A major renovation and expansion of the beloved Anahuacalli Museum in Mexico City by Taller | Mauricio Rocha is the recipient of the 2023 Mies Crown Hall Americas Prize (MCHAP), presented by Illinois Institute of Technology’s College of Architecture.
The museum, conceived by prominent Mexican artist Diego Rivera in the 1940s and expanded over the following decades by architect Juan O’Gorman, sits in the culturally significant volcanic landscape in Mexico City’s Pedregal de San Angel neighborhood—a favorite working space for Rivera, and now an ecological reserve.
Mauricio Rocha, lead architect, accepted the award during the 2023 MCHAP Gala Awards Benefit Dinner on Friday, March 24, 2023, held at S. R. Crown Hall on the historic Mies van der Rohe-designed IIT campus in Chicago. Rocha will receive $50,000 in funding for research and the development of a publication while teaching for one year as the MCHAP Chair of Architecture at the College of Architecture.
The ceremony followed a day of presentations by Rocha and five other finalist-winners, which come from countries across the Americas from Canada to Paraguay, that were selected from nearly 300 nominations. A six-person jury, including MCHAP Director Dirk Denison and Jury Chair Sandra Barclay, winner of the 2018 Americas Prize, visited each of the six sites and spoke with the architects in person to finalize its decision. “All six finalists give more than what is asked for. They set the stage for a more generous future,” Denison said.

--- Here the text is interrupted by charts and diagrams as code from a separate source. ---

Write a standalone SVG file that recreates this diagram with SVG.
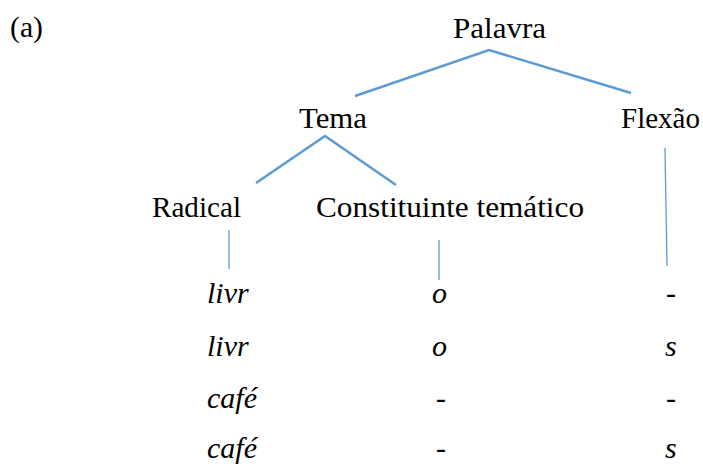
<svg xmlns="http://www.w3.org/2000/svg" width="703" height="464" viewBox="0 0 703 464">
<style>
text{font-family:"Liberation Serif","Times New Roman",serif;font-size:30px;fill:#000}
.it{font-style:italic}
.br{stroke:#5B9BD5;stroke-width:2.5;fill:none}
.vt{stroke:#5B9BD5;stroke-width:1.3;fill:none}
</style>
<rect width="703" height="464" fill="#fff"/>
<text x="10" y="37" textLength="33" lengthAdjust="spacingAndGlyphs">(a)</text>
<g id="palavra"><text x="453" y="38" textLength="93" lengthAdjust="spacingAndGlyphs">Palavra</text></g>
<g id="tema"><text x="299" y="128" textLength="68" lengthAdjust="spacingAndGlyphs">Tema</text></g>
<g id="flexao"><text x="621" y="128" textLength="79" lengthAdjust="spacingAndGlyphs">Flexão</text></g>
<g id="radical"><text x="152" y="217" textLength="89" lengthAdjust="spacingAndGlyphs">Radical</text></g>
<g id="constituinte"><text x="316" y="217" textLength="268" lengthAdjust="spacingAndGlyphs">Constituinte temático</text></g>
<g id="connectors">
<polyline class="br" points="355,96 489,50 631,93"/>
<polyline class="br" points="256,183 325,136 396,185"/>
<line class="vt" x1="229" y1="230" x2="229" y2="269"/>
<line class="vt" x1="439" y1="240" x2="439" y2="280"/>
<line class="vt" x1="665" y1="148" x2="667" y2="266"/>
</g>
<g id="rows">
<text class="it" x="207" y="303">livr</text>
<text class="it" x="432" y="303">o</text>
<text x="666" y="303">-</text>
<text class="it" x="207" y="356">livr</text>
<text class="it" x="432" y="356">o</text>
<text class="it" x="665" y="356">s</text>
<text class="it" x="207" y="408">café</text>
<text x="436" y="408">-</text>
<text x="666" y="408">-</text>
<text class="it" x="207" y="458">café</text>
<text x="436" y="458">-</text>
<text class="it" x="665" y="458">s</text>
</g>
</svg>
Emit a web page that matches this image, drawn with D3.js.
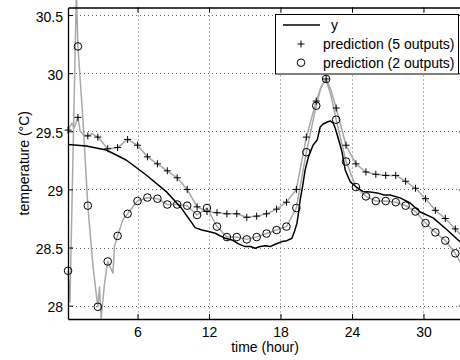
<!DOCTYPE html>
<html><head><meta charset="utf-8">
<script src="https://cdn.jsdelivr.net/npm/d3@7"></script>
<style>
body{margin:0;background:#fff}
svg{display:block}
text{font-family:"Liberation Sans",Arial,Helvetica,sans-serif}
</style>
</head><body>
<svg id="c" width="460" height="360"></svg>
<script>
// ---- data (hours, °C) ----
const xTicks = [6, 12, 18, 24, 30];
const yTicks = [28, 28.5, 29, 29.5, 30, 30.5];
const yTickLabels = ["28", "28.5", "29", "29.5", "30", "30.5"];

const measTime = [0.17,1.70,3.37,5.05,6.73,8.41,9.67,10.84,11.40,11.96,12.52,12.94,13.36,13.92,14.48,15.04,15.46,15.88,16.30,16.72,17.14,17.56,18.12,18.54,18.96,19.17,19.38,19.51,19.65,19.85,20.07,20.35,20.74,21.08,21.33,21.58,21.92,22.17,22.42,22.59,22.76,23.01,23.18,23.43,23.85,24.35,24.94,25.53,26.11,26.69,27.19,28.04,28.88,29.72,30.81,31.99,33.08];
const measTemp = [29.387,29.374,29.339,29.253,29.124,28.981,28.841,28.671,28.651,28.637,28.623,28.600,28.580,28.565,28.531,28.508,28.508,28.494,28.508,28.516,28.508,28.528,28.551,28.559,28.580,28.637,28.709,28.795,28.909,29.024,29.167,29.282,29.382,29.425,29.537,29.563,29.580,29.589,29.571,29.528,29.468,29.382,29.313,29.167,29.067,29.021,28.981,28.978,28.970,28.952,28.952,28.927,28.883,28.806,28.755,28.651,28.548];

const pred5Time = [0.17,0.50,0.69,1.00,1.19,1.47,1.83,2.17,2.67,3.01,3.50,4.33,5.17,6.00,6.83,7.67,8.50,9.33,10.17,11.00,11.83,12.67,13.50,14.33,15.17,16.00,16.83,17.67,18.50,19.33,20.17,21.00,21.40,21.83,22.25,22.67,23.50,24.33,25.17,26.00,26.83,27.67,28.50,29.33,30.17,31.00,31.83,32.67,33.10];
const pred5Temp = [29.51,29.57,29.53,29.62,29.50,29.47,29.46,29.48,29.45,29.41,29.35,29.36,29.43,29.38,29.28,29.22,29.16,29.10,29.00,28.85,28.81,28.80,28.79,28.79,28.76,28.77,28.79,28.83,28.89,29.00,29.45,29.76,29.88,29.95,29.85,29.70,29.38,29.22,29.15,29.13,29.12,29.12,29.07,29.01,28.92,28.82,28.75,28.66,28.61];

const pred2Time = [0.17,0.33,0.87,1.00,1.42,1.83,2.26,2.67,2.81,2.95,3.23,3.50,3.94,4.07,4.33,4.77,4.99,5.17,5.60,6.00,6.83,7.67,8.50,9.33,10.17,11.00,11.83,12.67,13.50,14.33,15.17,16.00,16.83,17.67,18.50,19.33,20.17,21.00,21.40,21.83,22.25,22.67,23.50,24.33,25.17,26.00,26.83,27.67,28.50,29.33,30.17,31.00,31.83,32.67,33.10];
const pred2Temp = [28.30,28.03,30.70,30.23,29.60,28.86,28.34,27.99,28.16,27.89,28.19,28.38,28.28,28.51,28.60,28.74,28.77,28.79,28.85,28.90,28.93,28.92,28.87,28.87,28.86,28.78,28.84,28.68,28.59,28.59,28.57,28.59,28.62,28.65,28.68,28.84,29.32,29.72,29.88,29.95,29.80,29.60,29.24,29.02,28.94,28.90,28.90,28.89,28.86,28.81,28.71,28.63,28.56,28.45,28.37];

const markerTime = [0.17,1.00,1.83,2.67,3.50,4.33,5.17,6.00,6.83,7.67,8.50,9.33,10.17,11.00,11.83,12.67,13.50,14.33,15.17,16.00,16.83,17.67,18.50,19.33,20.17,21.00,21.83,22.67,23.50,24.33,25.17,26.00,26.83,27.67,28.50,29.33,30.17,31.00,31.83,32.67];
const mark5Temp = [29.51,29.62,29.46,29.45,29.35,29.36,29.43,29.38,29.28,29.22,29.16,29.10,29.00,28.85,28.81,28.80,28.79,28.79,28.76,28.77,28.79,28.83,28.89,29.00,29.45,29.76,29.95,29.70,29.38,29.22,29.15,29.13,29.12,29.12,29.07,29.01,28.92,28.82,28.75,28.66];
const mark2Temp = [28.30,30.23,28.86,27.99,28.38,28.60,28.79,28.90,28.93,28.92,28.87,28.87,28.86,28.78,28.84,28.68,28.59,28.59,28.57,28.59,28.62,28.65,28.68,28.84,29.32,29.72,29.95,29.60,29.24,29.02,28.94,28.90,28.90,28.89,28.86,28.81,28.71,28.63,28.56,28.45];

const legendLabels = ["y", "prediction (5 outputs)", "prediction (2 outputs)"];

// ---- chart ----
const L = 68, R = 464, T = 7.5, B = 319;
const x = d3.scaleLinear().domain([1/6, 33.4]).range([L, R]);
const y = d3.scaleLinear().domain([27.885, 30.565]).range([B, T]);
const svg = d3.select("#c");
svg.append("rect").attr("width", 460).attr("height", 360).attr("fill", "#fff");

const GRAY = "#a8a8a8";
const grid = svg.append("g").attr("stroke", "#666").attr("stroke-width", 1).attr("stroke-dasharray", "1,3");
grid.selectAll("line.v").data(xTicks).join("line").attr("class","v")
  .attr("x1", d => Math.round(x(d)) + 0.5).attr("x2", d => Math.round(x(d)) + 0.5)
  .attr("y1", T).attr("y2", B);
grid.selectAll("line.h").data(yTicks).join("line").attr("class","h")
  .attr("y1", d => Math.round(y(d)) + 0.5).attr("y2", d => Math.round(y(d)) + 0.5)
  .attr("x1", L).attr("x2", R);

const line = d3.line().x(d => x(d[0])).y(d => y(d[1]));
const z = (a, b) => a.map((t, i) => [t, b[i]]);

svg.append("path").datum(z(pred5Time, pred5Temp)).attr("d", line)
  .attr("fill", "none").attr("stroke", GRAY).attr("stroke-width", 1.5).attr("stroke-linejoin", "round");
svg.append("path").datum(z(pred2Time, pred2Temp)).attr("d", line)
  .attr("fill", "none").attr("stroke", GRAY).attr("stroke-width", 1.5).attr("stroke-linejoin", "round");
svg.append("path").datum(z(measTime, measTemp)).attr("d", line)
  .attr("fill", "none").attr("stroke", "#000").attr("stroke-width", 1.5).attr("stroke-linejoin", "round");

const plus = (sel, s) => sel.append("path")
  .attr("d", `M${-s},0H${s}M0,${-s}V${s}`).attr("stroke", "#000").attr("stroke-width", 1).attr("fill", "none");
const m5 = svg.append("g").selectAll("g").data(z(markerTime, mark5Temp)).join("g")
  .attr("transform", d => `translate(${x(d[0])},${y(d[1])})`);
m5.each(function(){ plus(d3.select(this), 3.5); });
svg.append("g").selectAll("circle").data(z(markerTime, mark2Temp)).join("circle")
  .attr("cx", d => x(d[0])).attr("cy", d => y(d[1])).attr("r", 3.8)
  .attr("fill", "none").attr("stroke", "#000").attr("stroke-width", 1);

// axes
const fs = "14px";
const xa = svg.append("g").attr("transform", `translate(0,${B})`)
  .call(d3.axisBottom(x).tickValues(xTicks).tickSizeInner(-5).tickSizeOuter(0).tickPadding(8));
const ya = svg.append("g").attr("transform", `translate(${L},0)`)
  .call(d3.axisLeft(y).tickValues(yTicks).tickFormat((d, i) => yTickLabels[i]).tickSizeInner(-5).tickSizeOuter(0).tickPadding(5));
const xt = svg.append("g").attr("transform", `translate(0,${T})`)
  .call(d3.axisTop(x).tickValues(xTicks).tickFormat("").tickSizeInner(-5).tickSizeOuter(0));
const yr = svg.append("g").attr("transform", `translate(${R},0)`)
  .call(d3.axisRight(y).tickValues(yTicks).tickFormat("").tickSizeInner(-5).tickSizeOuter(0));
[xa, ya, xt, yr].forEach(a => {
  a.selectAll("text").attr("font-size", fs).attr("fill", "#000")
    .attr("font-family", '"Liberation Sans",Arial,Helvetica,sans-serif');
  a.selectAll("line").attr("stroke", "#000");
  a.select(".domain").attr("stroke", "#000").attr("stroke-width", 1.3);
});
ya.selectAll("text").attr("dy", "0.45em");

svg.append("text").attr("x", (L + R) / 2 - 1).attr("y", 352).attr("text-anchor", "middle")
  .attr("font-size", fs).text("time (hour)");
svg.append("text").attr("transform", `translate(29,${(T + B) / 2}) rotate(-90)`)
  .attr("text-anchor", "middle").attr("font-size", fs).text("temperature (°C)");

// legend
const lg = svg.append("g");
lg.append("rect").attr("x", 275.5).attr("y", 14.5).attr("width", 183).attr("height", 59.5)
  .attr("fill", "#fff").attr("stroke", "#000").attr("stroke-width", 1);
const rows = [25, 44, 62.7];
lg.append("line").attr("x1", 283).attr("x2", 320).attr("y1", rows[0]).attr("y2", rows[0])
  .attr("stroke", "#000").attr("stroke-width", 1.5);
const lp = lg.append("g").attr("transform", `translate(301,${rows[1]})`);
plus(lp, 3.5);
lg.append("circle").attr("cx", 301).attr("cy", rows[2]).attr("r", 3.8)
  .attr("fill", "none").attr("stroke", "#000");
lg.selectAll("text").data(legendLabels).join("text")
  .attr("x", (d, i) => i === 0 ? 331 : 323).attr("y", (d, i) => rows[i] + 5)
  .attr("font-size", fs).text(d => d);
</script>
</body></html>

The jury praised the Anahuacalli Museum project for the use of volcanic stones and its interaction with the ecological reserve’s distinct lava fields—the result of an eruption from 2,500 years ago. The expansion brings three new buildings to the site and introduces a walkway connecting the structures with the newly renovated buildings. A new exhibition space was opened, which allows the public to view Rivera’s collection of 50,000 pieces of pre-Hispanic art.
“The way the museum extension mingles with the landscape speaks volumes about where
architecture is headed, and the way it honors the past is fearless, heartfelt, and original,” juror Julie Eizenberg says.
MCHAP, a biennial prize conceived by the College of Architecture in 2013, began its search for the 2023 session in Venice in August 2021 and was narrowed to 39 projects one year later. The award celebrates outstanding architectural projects from across the Americas.
The finalist-winners for the 2023 award include:
Guadalupe Market by Colectivo C733 in Tapachula, Mexico
The Menil Drawing Institute by Johnston Marklee in Houston, United States
Park in the Prado neighborhood by Connaturalin Medellín, Colombia
The Polygon Gallery by Patkau Architects in North Vancouver, British Columbia
Valois Housing Building by José Cubilla in Asunción, Paraguay
The last event, the 2022 MCHAP Prize for Emerging Practice, celebrates architecture practices less than a decade old, and was awarded to the Colosio Embankment Dam in Nogales, Mexico, by Taller Capital.